Ibu Negara di Pusaran Kekuasaan

MONITORDAY.COM - Di Filipina, sebuah titik balik terjadi. Ferdinand ‘Bongbong’ Marcos Jr. melenggang ke tampuk kekuasaan. Dinasti Marcos memang sangat cepat rebound. Tak lebih dari 5 tahun setelah people power yang menggulingkan Diktator Asia Tenggara. Gerakan yang menginspirasi Indonesia untuk melakukan reformasi itu tak kuasa menahan kekuatan politik yang dimotori mantan ibu negara Imelda Marcos.
Rakyat Filipina butuh demokrasi. Pada saat yang sama rakyat juga butuh makan. Konsolidasi demokrasi yang terseok membuat rakyat kembali berharap pada kekuasaan yang efektif. Meski hal itu berisiko pada kebebasan yang tergadai. Ketidakmampuan mengawal perubahan secara transformasional menjadi penyebab rakyat kembali melirik kejayaan dan kemakmuran di masa lalu.
Di masa kejatuhan Marcos tua, Imelda adalah simbol kemewahan keluarga istana yang abai pada kesengsaraan rakyat. Ia tak lebih dari Marie Antoinette permaisuri Louis XVI dalam sejarah Revolusi Perancis. Bedanya, Antoinette mati di ujung guillotine bersama suaminya. Menanggung kemarahan kaum revolusioner yang tercerahkan. Sementara Imelda sejenak terasing untuk kemudian kembali ke pusaran kekuasaan.
Ia memegang kembali kepercayaan pendukungnya.
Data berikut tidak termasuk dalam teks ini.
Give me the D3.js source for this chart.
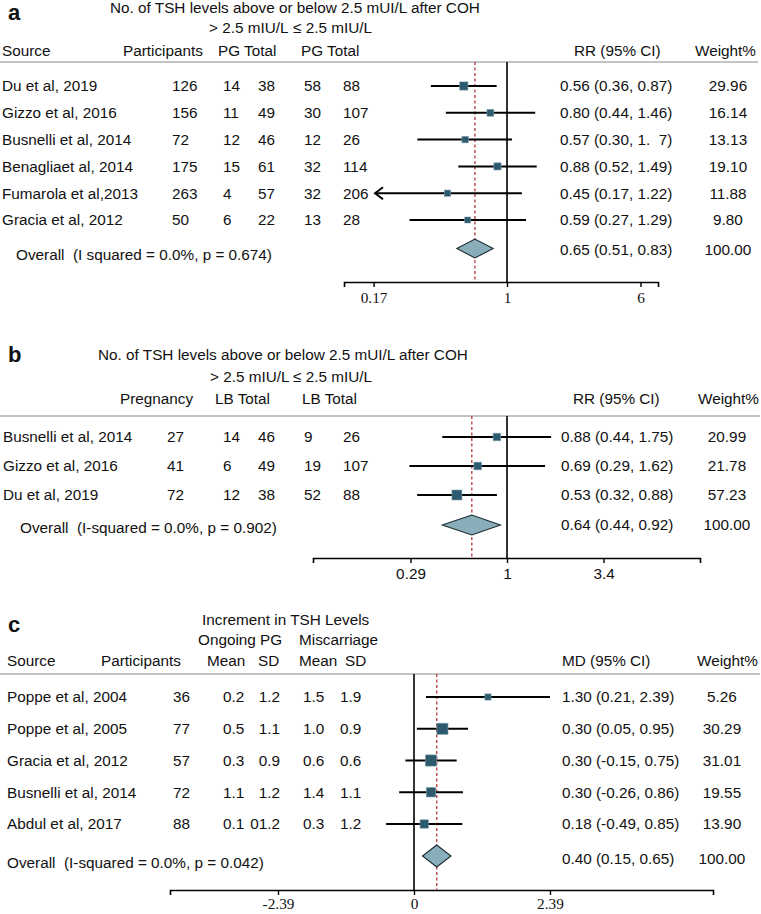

Ia menyiapkan anak-anaknya masuk ke panggung politik untuk merebut kembali Malacanang. Di usia lebih dari 90 tahun Imelda masih menjadi faktor penentu dalam kekuasaan Filipina. Bersekutu dengan keluarga Duterte yang kuat, kini Bongbong kembali menginjakkan kaki di pusat kekuasaan yang akan menentukan masa depan negeri itu.
Lain Imelda, lain pula Iriana. Sang ibu negara tak banyak berurusan dengan politik. Tugas negara dilakukan lebih banyak dalam senyap. Atau setidaknya minim publikasi. Iriana pun, menurut Gibran Rakabuming Raka, mulai berkemas untuk mempersiapkan diri kembali ke kampung halamannya. Ke Solo yang kini berkembang pesat menjadi kota destinasi bisnis dan wisata. Solo kini hanya sepelemparan batu dari Semarang lewat tol yang membelah perbukitan Salatiga dan Boyolali.
Iriana pernah merasakan posisi menjadi istri pengusaha meubel, istri walikota Solo, dan istri gubernur DKI. Kini ia berada di ujung masa mengemban amanah sebagai ibu negara. Joko Widodo konsisten pada niatnya untuk setia pada konstitusi. Cukup dua periode dan tak ada tawar-menawar lagi. Niat dan kesadaran yang harus didukung dan dikawal. Bukan digoreng dan diolah menjadi komoditas politik yang mengkhianati sikap-sikap kenegarawanan.
Sementara itu, penampilan Iriana yang berhijab saat mendampingi Jokowi ke Amerika Serikat menyita perhatian publik. Tak dipungkiri Jokowi dan Iriana dipersepsikan publik sebagai representasi Islam abangan dan nasionalis sekuler. Biasanya penampilan relijius tampak di masa kampanye. Kali ini hal yang sebaliknya. Hati orang siapa yang tahu, yang bisa kita tangkap adalah sikap lahirnya. Dalam prasangka baik, kita berharap Iriana konsisten menjadi teladan pada sikap relijius dengan pandangan terbuka, moderat, dan mencerahkan.